* Begin Source material *
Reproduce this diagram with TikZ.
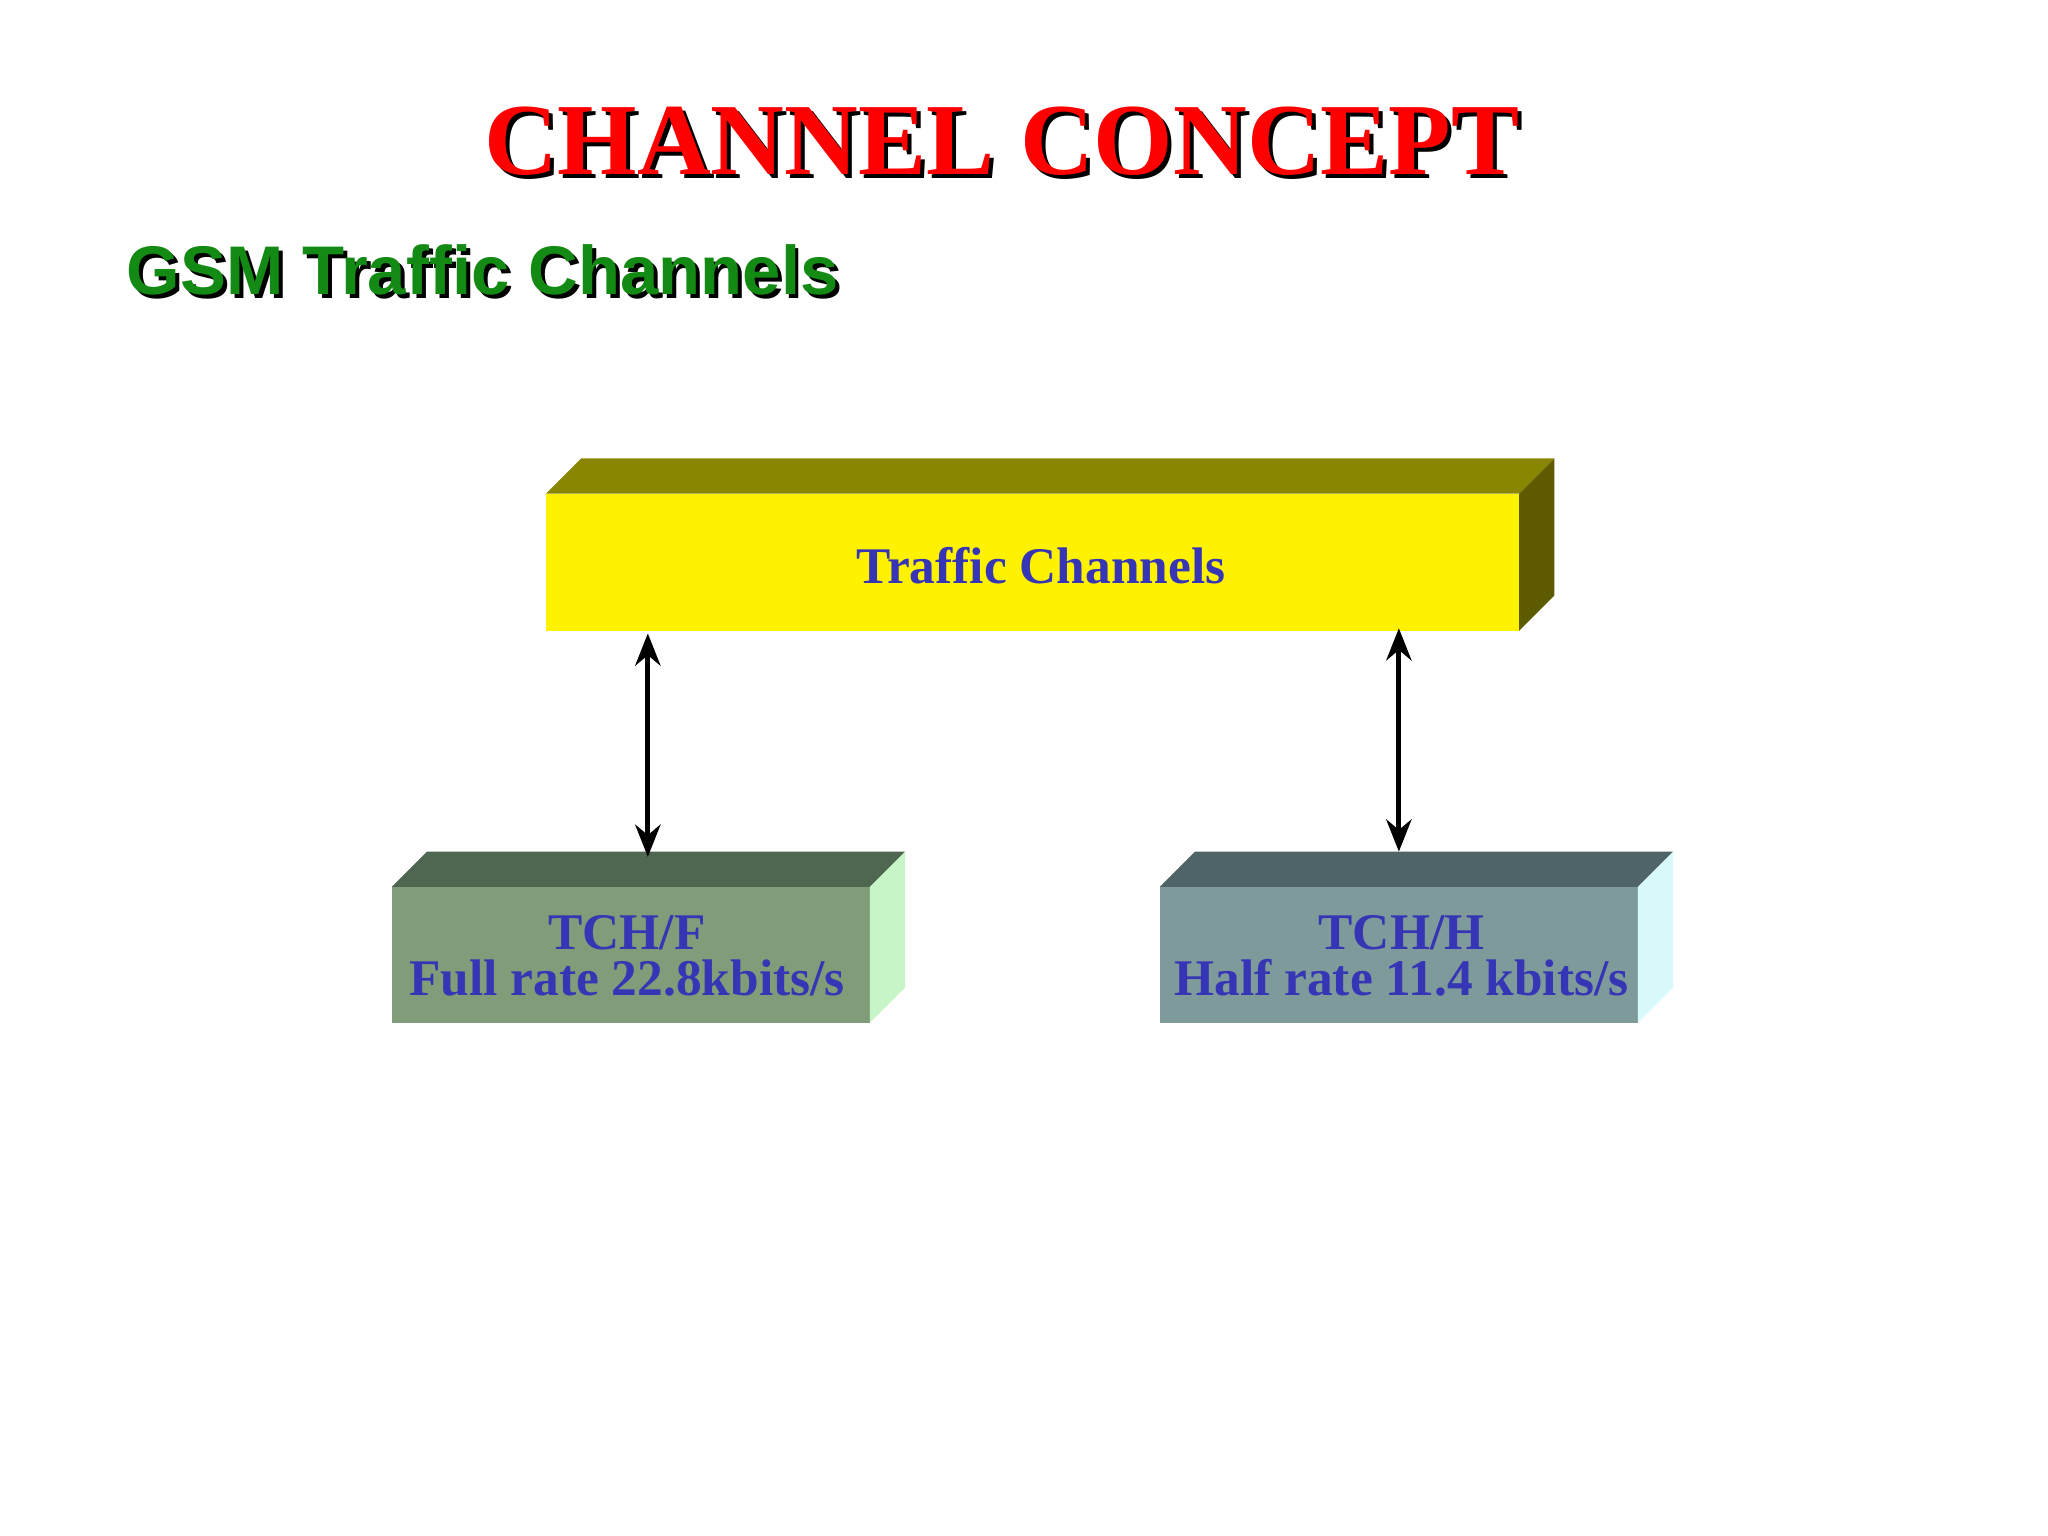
\documentclass[tikz,border=0pt]{standalone}
\usepackage{fontspec}
\setmainfont{Liberation Serif}
\newfontfamily\sansf{Liberation Sans}
\usetikzlibrary{arrows.meta}
\definecolor{txtblue}{HTML}{3535B5}
\definecolor{gsmgreen}{HTML}{138A13}
\begin{document}
\begin{tikzpicture}[x=0.02cm,y=-0.02cm,
  lbl/.style={font=\fontsize{22.4}{20}\selectfont\bfseries, text=txtblue, align=center},
  conn/.style={line width=2.2pt, {Stealth[length=14pt,width=11pt]}-{Stealth[length=14pt,width=11pt]}}]
\useasboundingbox (0,0) rectangle (1568,1176);
\fill[white] (0,0) rectangle (1568,1176);
% title
\node at (770,111) {\fontsize{44.5}{48}\selectfont\bfseries\color{black}CHANNEL CONCEPT};
\node (title) at (767,108) {\fontsize{44.5}{48}\selectfont\bfseries\color{red}CHANNEL CONCEPT};
\node[anchor=west] at (94,210) {\sansf\fontsize{30}{33}\selectfont\bfseries\color{black}GSM Traffic Channels};
\node[anchor=west] (sub) at (91,207) {\sansf\fontsize{30}{33}\selectfont\bfseries\color{gsmgreen}GSM Traffic Channels};
% yellow box
\fill[yellow] (418,378) rectangle (1163,483);
\fill[fill={rgb,255:red,139;green,134;blue,0}] (418,378) -- (445,351) -- (1190,351) -- (1163,378) -- cycle;
\fill[fill={rgb,255:red,94;green,90;blue,0}] (1163,378) -- (1190,351) -- (1190,456) -- (1163,483) -- cycle;
\node[lbl] (tc) at (797,433) {Traffic Channels};
% left box
\fill[fill={rgb,255:red,128;green,156;blue,120}] (300,679) rectangle (666,783);
\fill[fill={rgb,255:red,79;green,102;blue,80}] (300,679) -- (327,652) -- (693,652) -- (666,679) -- cycle;
\fill[fill={rgb,255:red,200;green,245;blue,200}] (666,679) -- (693,652) -- (693,756) -- (666,783) -- cycle;
\node[lbl] (tchf) at (480,732) {TCH/F\\Full rate 22.8kbits/s};
% right box
\fill[fill={rgb,255:red,127;green,154;blue,154}] (888,679) rectangle (1254,783);
\fill[fill={rgb,255:red,79;green,100;blue,102}] (888,679) -- (915,652) -- (1281,652) -- (1254,679) -- cycle;
\fill[fill={rgb,255:red,216;green,250;blue,250}] (1254,679) -- (1281,652) -- (1281,756) -- (1254,783) -- cycle;
\node[lbl] (tchh) at (1073,732) {TCH/H\\Half rate 11.4 kbits/s};
% connectors
\coordinate (a1) at (496,485); \coordinate (a2) at (496,656);
\coordinate (b1) at (1071,481); \coordinate (b2) at (1071,652);
\draw[conn] (a1) -- (a2);
\draw[conn] (b1) -- (b2);
\end{tikzpicture}
\end{document}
* End Source material *
= What the exercise asks =
Copy out the listing exactly as it stands, but not the pictures.

= Finished exercise =
Reproduce this diagram with TikZ.
\documentclass[tikz,border=0pt]{standalone}
\usepackage{fontspec}
\setmainfont{Liberation Serif}
\newfontfamily\sansf{Liberation Sans}
\usetikzlibrary{arrows.meta}
\definecolor{txtblue}{HTML}{3535B5}
\definecolor{gsmgreen}{HTML}{138A13}
\begin{document}
\begin{tikzpicture}[x=0.02cm,y=-0.02cm,
  lbl/.style={font=\fontsize{22.4}{20}\selectfont\bfseries, text=txtblue, align=center},
  conn/.style={line width=2.2pt, {Stealth[length=14pt,width=11pt]}-{Stealth[length=14pt,width=11pt]}}]
\useasboundingbox (0,0) rectangle (1568,1176);
\fill[white] (0,0) rectangle (1568,1176);
% title
\node at (770,111) {\fontsize{44.5}{48}\selectfont\bfseries\color{black}CHANNEL CONCEPT};
\node (title) at (767,108) {\fontsize{44.5}{48}\selectfont\bfseries\color{red}CHANNEL CONCEPT};
\node[anchor=west] at (94,210) {\sansf\fontsize{30}{33}\selectfont\bfseries\color{black}GSM Traffic Channels};
\node[anchor=west] (sub) at (91,207) {\sansf\fontsize{30}{33}\selectfont\bfseries\color{gsmgreen}GSM Traffic Channels};
% yellow box
\fill[yellow] (418,378) rectangle (1163,483);
\fill[fill={rgb,255:red,139;green,134;blue,0}] (418,378) -- (445,351) -- (1190,351) -- (1163,378) -- cycle;
\fill[fill={rgb,255:red,94;green,90;blue,0}] (1163,378) -- (1190,351) -- (1190,456) -- (1163,483) -- cycle;
\node[lbl] (tc) at (797,433) {Traffic Channels};
% left box
\fill[fill={rgb,255:red,128;green,156;blue,120}] (300,679) rectangle (666,783);
\fill[fill={rgb,255:red,79;green,102;blue,80}] (300,679) -- (327,652) -- (693,652) -- (666,679) -- cycle;
\fill[fill={rgb,255:red,200;green,245;blue,200}] (666,679) -- (693,652) -- (693,756) -- (666,783) -- cycle;
\node[lbl] (tchf) at (480,732) {TCH/F\\Full rate 22.8kbits/s};
% right box
\fill[fill={rgb,255:red,127;green,154;blue,154}] (888,679) rectangle (1254,783);
\fill[fill={rgb,255:red,79;green,100;blue,102}] (888,679) -- (915,652) -- (1281,652) -- (1254,679) -- cycle;
\fill[fill={rgb,255:red,216;green,250;blue,250}] (1254,679) -- (1281,652) -- (1281,756) -- (1254,783) -- cycle;
\node[lbl] (tchh) at (1073,732) {TCH/H\\Half rate 11.4 kbits/s};
% connectors
\coordinate (a1) at (496,485); \coordinate (a2) at (496,656);
\coordinate (b1) at (1071,481); \coordinate (b2) at (1071,652);
\draw[conn] (a1) -- (a2);
\draw[conn] (b1) -- (b2);
\end{tikzpicture}
\end{document}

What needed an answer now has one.